(Financial TImes) -- The Bank of Japan has lifted its assessment of Japan's economy, and underlined progress towards its price target by saying that inflation expectations "appear to be rising."
In an upbeat statement following a two-day policy meeting, the BoJ said the world's third-largest economy is "recovering moderately", boosted by a pick-up in exports and investment in fixed assets by companies on the back of higher profits. Public investment is also rising, it noted, while the housing sector is looking stronger.
As such, the BoJ kept its main policy settings on hold, as it has done every month since April, when governor Haruhiko Kuroda unveiled what he called a "new phase" of "quantitative and qualitative monetary easing." The aim is to hit a 2 per cent target for inflation by buying up huge amounts of assets, mostly longer-term bonds.

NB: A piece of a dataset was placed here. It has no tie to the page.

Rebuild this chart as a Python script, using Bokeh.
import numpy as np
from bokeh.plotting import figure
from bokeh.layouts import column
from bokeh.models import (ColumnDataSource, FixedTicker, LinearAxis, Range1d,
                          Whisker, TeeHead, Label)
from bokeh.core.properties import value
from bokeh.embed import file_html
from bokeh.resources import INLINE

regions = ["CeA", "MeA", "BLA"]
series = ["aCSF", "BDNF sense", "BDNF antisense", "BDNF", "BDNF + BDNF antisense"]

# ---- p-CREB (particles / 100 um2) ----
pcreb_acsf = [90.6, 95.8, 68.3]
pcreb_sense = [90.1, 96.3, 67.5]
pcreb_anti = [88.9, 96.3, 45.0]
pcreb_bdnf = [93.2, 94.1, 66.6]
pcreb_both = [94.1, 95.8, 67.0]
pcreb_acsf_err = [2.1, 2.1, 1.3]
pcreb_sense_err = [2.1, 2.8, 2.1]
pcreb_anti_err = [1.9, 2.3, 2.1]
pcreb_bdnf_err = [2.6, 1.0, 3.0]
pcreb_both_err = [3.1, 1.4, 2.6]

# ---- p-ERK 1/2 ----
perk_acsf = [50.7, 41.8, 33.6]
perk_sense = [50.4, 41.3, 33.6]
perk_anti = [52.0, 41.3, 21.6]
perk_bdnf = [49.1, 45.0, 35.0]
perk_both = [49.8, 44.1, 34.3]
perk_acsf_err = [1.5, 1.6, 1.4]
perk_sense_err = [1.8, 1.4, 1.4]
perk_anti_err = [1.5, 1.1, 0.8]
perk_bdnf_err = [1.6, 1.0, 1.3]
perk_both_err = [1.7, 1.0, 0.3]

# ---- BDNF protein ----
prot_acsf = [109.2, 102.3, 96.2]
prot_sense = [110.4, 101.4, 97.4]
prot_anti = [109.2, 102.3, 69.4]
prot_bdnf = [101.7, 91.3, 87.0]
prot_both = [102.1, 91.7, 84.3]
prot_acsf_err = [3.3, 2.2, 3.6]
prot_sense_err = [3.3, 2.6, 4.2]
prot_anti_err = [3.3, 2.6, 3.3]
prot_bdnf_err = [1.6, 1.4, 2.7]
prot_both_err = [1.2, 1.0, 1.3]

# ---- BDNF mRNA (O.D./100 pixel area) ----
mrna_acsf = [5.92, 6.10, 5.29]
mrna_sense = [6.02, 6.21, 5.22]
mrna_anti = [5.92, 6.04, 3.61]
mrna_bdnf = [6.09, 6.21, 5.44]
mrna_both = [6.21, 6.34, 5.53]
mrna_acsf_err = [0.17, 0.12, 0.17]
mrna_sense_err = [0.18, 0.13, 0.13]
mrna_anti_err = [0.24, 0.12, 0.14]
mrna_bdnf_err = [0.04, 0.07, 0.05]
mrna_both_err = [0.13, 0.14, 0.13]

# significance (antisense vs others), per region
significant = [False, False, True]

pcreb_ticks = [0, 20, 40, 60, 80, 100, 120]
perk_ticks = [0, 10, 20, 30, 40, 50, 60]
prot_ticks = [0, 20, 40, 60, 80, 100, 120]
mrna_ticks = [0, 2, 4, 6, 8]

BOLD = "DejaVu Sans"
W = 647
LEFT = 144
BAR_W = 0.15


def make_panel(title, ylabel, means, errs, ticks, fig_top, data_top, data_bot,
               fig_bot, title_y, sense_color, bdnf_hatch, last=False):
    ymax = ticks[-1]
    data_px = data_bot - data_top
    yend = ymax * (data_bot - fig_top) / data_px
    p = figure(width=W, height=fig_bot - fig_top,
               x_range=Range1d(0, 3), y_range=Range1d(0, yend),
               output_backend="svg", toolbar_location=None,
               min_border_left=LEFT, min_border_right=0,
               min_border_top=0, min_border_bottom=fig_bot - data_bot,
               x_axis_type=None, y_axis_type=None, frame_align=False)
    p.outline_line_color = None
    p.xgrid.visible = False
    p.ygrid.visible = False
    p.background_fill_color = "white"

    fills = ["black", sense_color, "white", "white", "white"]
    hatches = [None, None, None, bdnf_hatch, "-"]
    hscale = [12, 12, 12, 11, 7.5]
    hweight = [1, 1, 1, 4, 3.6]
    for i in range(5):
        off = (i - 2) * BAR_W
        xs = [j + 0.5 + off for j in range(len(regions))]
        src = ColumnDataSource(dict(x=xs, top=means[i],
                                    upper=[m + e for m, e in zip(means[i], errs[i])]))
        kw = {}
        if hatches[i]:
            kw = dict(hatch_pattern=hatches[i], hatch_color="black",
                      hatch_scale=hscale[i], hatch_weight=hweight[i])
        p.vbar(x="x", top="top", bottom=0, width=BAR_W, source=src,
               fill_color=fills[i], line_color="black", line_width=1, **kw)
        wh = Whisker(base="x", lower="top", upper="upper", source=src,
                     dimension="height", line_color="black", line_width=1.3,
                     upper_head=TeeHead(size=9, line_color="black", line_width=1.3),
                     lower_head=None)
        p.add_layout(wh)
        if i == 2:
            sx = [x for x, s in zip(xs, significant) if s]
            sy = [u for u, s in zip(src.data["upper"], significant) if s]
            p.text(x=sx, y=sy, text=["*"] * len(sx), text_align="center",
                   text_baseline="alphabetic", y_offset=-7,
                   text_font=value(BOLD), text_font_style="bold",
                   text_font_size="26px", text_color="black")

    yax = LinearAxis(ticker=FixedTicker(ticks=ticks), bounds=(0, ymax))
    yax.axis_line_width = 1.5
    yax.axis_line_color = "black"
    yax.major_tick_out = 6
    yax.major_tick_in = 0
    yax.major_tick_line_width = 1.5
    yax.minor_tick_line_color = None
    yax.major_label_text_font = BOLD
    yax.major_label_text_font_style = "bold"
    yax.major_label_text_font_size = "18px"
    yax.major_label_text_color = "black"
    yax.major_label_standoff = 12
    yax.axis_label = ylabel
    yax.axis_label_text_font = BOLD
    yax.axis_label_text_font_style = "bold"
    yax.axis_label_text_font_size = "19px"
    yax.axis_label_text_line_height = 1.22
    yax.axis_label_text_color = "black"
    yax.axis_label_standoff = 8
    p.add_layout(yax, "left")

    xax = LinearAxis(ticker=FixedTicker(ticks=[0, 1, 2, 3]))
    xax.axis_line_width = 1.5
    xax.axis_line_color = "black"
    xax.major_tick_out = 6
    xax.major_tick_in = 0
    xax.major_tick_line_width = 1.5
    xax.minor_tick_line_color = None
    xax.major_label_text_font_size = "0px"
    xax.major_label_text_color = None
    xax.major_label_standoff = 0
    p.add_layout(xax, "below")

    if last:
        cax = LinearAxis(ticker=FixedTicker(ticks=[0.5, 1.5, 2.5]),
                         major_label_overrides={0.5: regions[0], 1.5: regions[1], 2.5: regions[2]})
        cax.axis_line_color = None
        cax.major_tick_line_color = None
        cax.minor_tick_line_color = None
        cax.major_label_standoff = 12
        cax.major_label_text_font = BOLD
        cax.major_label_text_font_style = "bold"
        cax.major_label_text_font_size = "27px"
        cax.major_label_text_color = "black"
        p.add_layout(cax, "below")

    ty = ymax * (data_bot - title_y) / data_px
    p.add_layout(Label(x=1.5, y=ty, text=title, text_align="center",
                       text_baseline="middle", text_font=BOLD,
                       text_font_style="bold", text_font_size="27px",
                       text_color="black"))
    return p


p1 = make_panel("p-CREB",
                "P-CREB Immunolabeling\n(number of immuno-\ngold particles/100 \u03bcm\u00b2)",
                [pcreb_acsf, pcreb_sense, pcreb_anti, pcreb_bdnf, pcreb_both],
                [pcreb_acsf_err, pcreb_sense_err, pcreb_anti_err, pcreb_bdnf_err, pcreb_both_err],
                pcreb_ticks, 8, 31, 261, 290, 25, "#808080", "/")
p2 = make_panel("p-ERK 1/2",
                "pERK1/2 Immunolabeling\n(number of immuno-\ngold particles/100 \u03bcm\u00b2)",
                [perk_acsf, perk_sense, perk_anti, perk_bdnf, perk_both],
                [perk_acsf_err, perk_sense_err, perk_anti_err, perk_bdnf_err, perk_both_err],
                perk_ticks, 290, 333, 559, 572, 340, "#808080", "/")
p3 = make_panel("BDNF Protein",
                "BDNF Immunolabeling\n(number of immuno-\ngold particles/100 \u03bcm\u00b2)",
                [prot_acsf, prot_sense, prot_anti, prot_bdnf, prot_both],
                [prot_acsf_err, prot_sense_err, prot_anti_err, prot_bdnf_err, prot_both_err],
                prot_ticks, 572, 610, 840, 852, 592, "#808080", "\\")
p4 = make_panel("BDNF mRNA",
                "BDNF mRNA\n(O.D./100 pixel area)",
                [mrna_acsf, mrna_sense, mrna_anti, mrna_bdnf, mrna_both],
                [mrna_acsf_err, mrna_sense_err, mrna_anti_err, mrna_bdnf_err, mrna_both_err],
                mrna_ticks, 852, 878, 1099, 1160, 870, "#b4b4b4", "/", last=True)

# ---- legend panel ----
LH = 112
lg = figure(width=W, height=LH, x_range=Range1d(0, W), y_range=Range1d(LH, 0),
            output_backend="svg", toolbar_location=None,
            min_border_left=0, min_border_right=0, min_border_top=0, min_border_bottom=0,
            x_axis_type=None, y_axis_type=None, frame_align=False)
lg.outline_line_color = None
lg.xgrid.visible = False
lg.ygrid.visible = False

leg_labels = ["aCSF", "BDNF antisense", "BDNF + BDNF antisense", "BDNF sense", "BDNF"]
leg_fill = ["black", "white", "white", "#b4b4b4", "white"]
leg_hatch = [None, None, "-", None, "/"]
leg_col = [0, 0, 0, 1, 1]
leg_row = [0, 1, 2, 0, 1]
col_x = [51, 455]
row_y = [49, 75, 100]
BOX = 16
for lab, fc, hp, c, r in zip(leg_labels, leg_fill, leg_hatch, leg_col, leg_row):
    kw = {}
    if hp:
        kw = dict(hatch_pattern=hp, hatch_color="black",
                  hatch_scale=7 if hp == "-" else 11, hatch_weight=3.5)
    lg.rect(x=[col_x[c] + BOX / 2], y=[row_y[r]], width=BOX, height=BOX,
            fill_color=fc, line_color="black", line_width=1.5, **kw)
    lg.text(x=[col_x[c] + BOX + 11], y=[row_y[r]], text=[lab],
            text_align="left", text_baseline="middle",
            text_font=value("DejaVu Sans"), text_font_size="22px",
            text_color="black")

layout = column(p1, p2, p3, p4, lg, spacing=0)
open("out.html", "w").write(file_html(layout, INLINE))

This week the BoJ reported that Japan's monetary base expanded 42 per cent from a year earlier in August, to Y172tn ($1.72tn), marking an all-time high for the sixth straight month. Meanwhile, the balance of current accounts deposited at the BoJ more than doubled to Y84tn, as banks parked proceeds of bond sales.
Analysts say that the BoJ is now at a delicate juncture in its easing programme, where it is hoping that so-called "bad inflation" caused by the drop in the yen since late last year is gradually replaced by "good inflation", signalling a virtuous cycle of demand.

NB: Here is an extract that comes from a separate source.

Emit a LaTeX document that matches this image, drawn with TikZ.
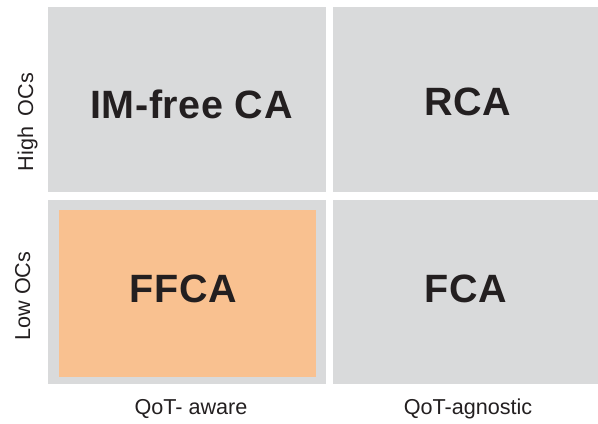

For now, the evidence is mixed. The Japan-style core measure of consumer price inflation, which excludes food but not energy, climbed to 0.7 per cent in July, its highest level in nearly five years. The US-style core measure, which strips out both food and energy, is also on a rising trend but is still negative, at minus 0.1 per cent in July. Prices for items such as housing, furniture and medical care all fell from a year earlier.
Meanwhile, lending activity is still relatively subdued, with total loans rising 2.2 per cent in July. Base salaries are generally flat, or falling.

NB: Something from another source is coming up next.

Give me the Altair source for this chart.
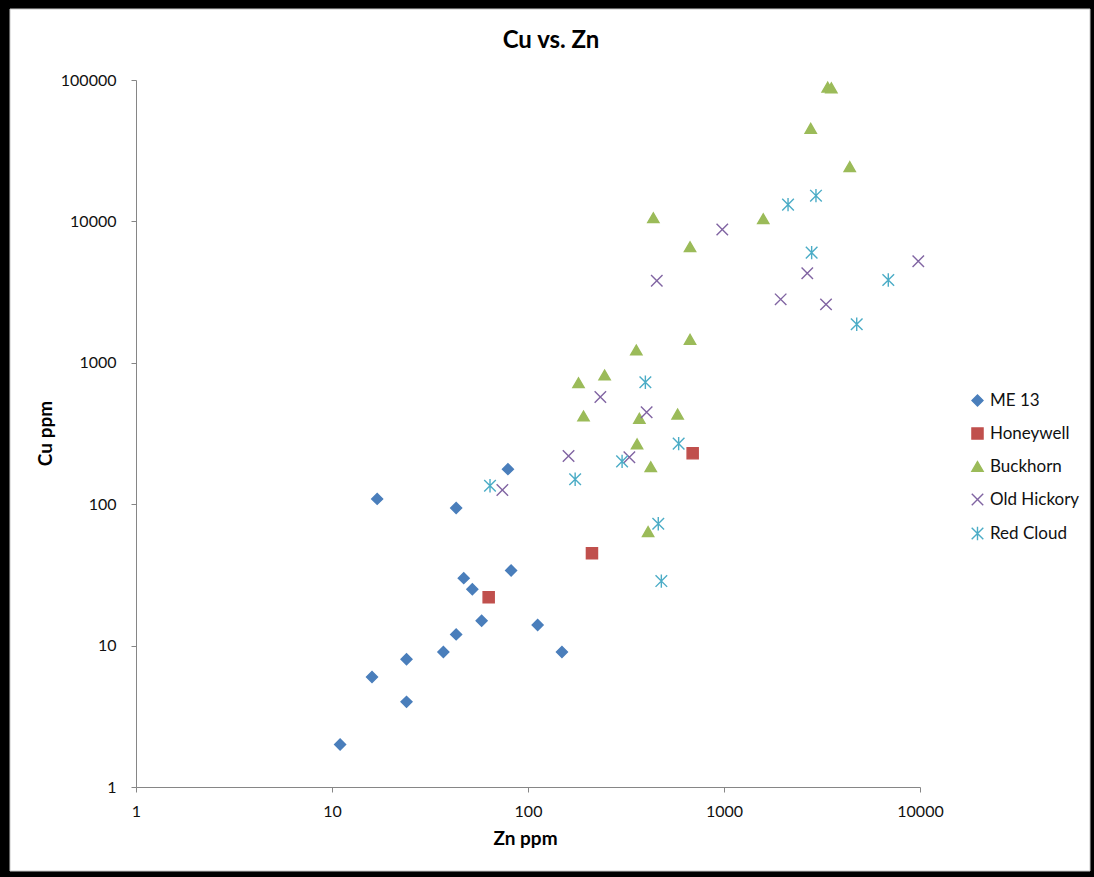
import altair as alt
import pandas as pd

# Zn / Cu assays (ppm) by locality
series_names = ["ME 13", "Honeywell", "Buckhorn", "Old Hickory", "Red Cloud"]
series_colors = ["#4A7EBB", "#C0504D", "#9BBB59", "#8064A2", "#4BACC6"]

me13_zn = [11, 16, 24, 24, 37, 43, 58, 47, 52, 82, 112, 149, 17, 43, 79]
me13_cu = [2, 6, 8, 4, 9, 12, 15, 30, 25, 34, 14, 9, 109, 94, 177]

honeywell_zn = [63, 212, 692]
honeywell_cu = [22, 45, 229]

buckhorn_zn = [3380, 3530, 2770, 4380, 1586, 671, 671, 436, 357, 246, 181,
               192, 370, 580, 360, 423, 410]
buckhorn_cu = [89000, 88000, 45500, 24400, 10450, 6620, 1466, 10620, 1232, 820,
               723, 421, 405, 434, 267, 184, 64]

hickory_zn = [454, 234, 403, 161, 329, 74, 980, 9800, 2660, 1946, 3315]
hickory_cu = [3810, 573, 447, 219, 215, 126, 8770, 5220, 4300, 2810, 2590]

redcloud_zn = [2946, 2122, 2800, 6890, 4755, 397, 587, 302, 174, 64, 462, 479]
redcloud_cu = [15200, 13130, 6010, 3850, 1872, 728, 268, 201, 150, 135, 72.8, 28.6]

x_ticks = [1, 10, 100, 1000, 10000]
y_ticks = [1, 10, 100, 1000, 10000, 100000]

chart_title = ["Cu vs. Zn"]

frames = []
for name, zn, cu in [
    ("ME 13", me13_zn, me13_cu),
    ("Honeywell", honeywell_zn, honeywell_cu),
    ("Buckhorn", buckhorn_zn, buckhorn_cu),
    ("Old Hickory", hickory_zn, hickory_cu),
    ("Red Cloud", redcloud_zn, redcloud_cu),
]:
    frames.append(pd.DataFrame({"series": name, "zn": zn, "cu": cu}))
df = pd.concat(frames, ignore_index=True)

X_PATH = "M-1,-1L1,1M-1,1L1,-1"
STAR_PATH = "M-1,-1L1,1M-1,1L1,-1M0,-1.15L0,1.15"
shapes = ["diamond", "square", "triangle-up", X_PATH, STAR_PATH]
sizes = [120, 135, 170, 110, 115]

FONT = "Lato"

color_scale = alt.Scale(domain=series_names, range=series_colors)

# white card inside the black frame
card = alt.Chart(pd.DataFrame({"k": [0]})).mark_rect(
    fill="white", stroke="#c8c8c8", strokeWidth=1
).encode(
    x=alt.value(-126), x2=alt.value(954), y=alt.value(-71), y2=alt.value(791)
)

title_text = alt.Chart(pd.DataFrame({"t": chart_title})).mark_text(
    font=FONT, fontSize=24, fontWeight="bold", color="#000000",
    align="center", baseline="alphabetic",
).encode(text="t:N", x=alt.value(415), y=alt.value(-32))

axis_common = dict(
    format="d", grid=False, zindex=1,
    domainColor="#868686", tickColor="#868686", tickSize=5,
    labelFont=FONT, labelFontSize=16, labelColor="#111111", labelFlush=False,
    titleFont=FONT, titleFontSize=19, titleFontWeight="bold", titleColor="#000000",
)

points = alt.Chart(df).mark_point(filled=False, strokeWidth=1.4, opacity=1).encode(
    x=alt.X(
        "zn:Q",
        scale=alt.Scale(type="log", domain=[1, 10000], nice=False),
        axis=alt.Axis(
            values=x_ticks, title="Zn ppm", labelPadding=11,
            titleX=389, titleY=57, titleBaseline="alphabetic",
            **axis_common,
        ),
    ),
    y=alt.Y(
        "cu:Q",
        scale=alt.Scale(type="log", domain=[1, 100000], nice=False),
        axis=alt.Axis(
            values=y_ticks, title="Cu ppm", labelPadding=15,
            titleX=-91, titleY=353, titleAlign="center",
            titleBaseline="middle", titleAngle=-90,
            **axis_common,
        ),
    ),
    color=alt.Color("series:N", scale=color_scale, title=None,
                    legend=alt.Legend(orient="none", legendX=833, legendY=312,
                                      labelFont=FONT, labelFontSize=17,
                                      labelColor="#111111", rowPadding=15,
                                      symbolSize=110, symbolStrokeWidth=1.4,
                                      labelOffset=4, zindex=1)),
    fill=alt.Fill("series:N", scale=color_scale, title=None),
    shape=alt.Shape("series:N", scale=alt.Scale(domain=series_names, range=shapes),
                    title=None),
    size=alt.Size("series:N", scale=alt.Scale(domain=series_names, range=sizes),
                  legend=None),
)

chart = alt.layer(card, title_text, points).properties(
    width=784,
    height=707,
    padding={"left": 136, "top": 80, "right": 174, "bottom": 90},
    autosize=alt.AutoSizeParams(type="none"),
    background="black",
).configure_view(stroke=None)

chart.save("out.html", embed_options={"renderer": "svg", "actions": False})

However, prices are moving in line with the policy board's forecasts, which means that the BoJ is under little pressure to do more to try to force the index higher. The onus now shifts to the government, say analysts, as it prepares to address some of the structural reforms set out in the growth strategy of Shinzo Abe, prime minister.
Abe wants to make Japan a more competitive place to invest and to do business, thus stimulating employment, incomes and consumption.
"[BoJ] policy board members are continuing to shun 'incremental easing'", said Izumi Devalier, economist at HSBC in Hong Kong. She expects the BoJ to leave monetary conditions unchanged for the remainder of the fiscal year to April.
"With the central bank out of the hot seat for now, the focus is squarely on the government."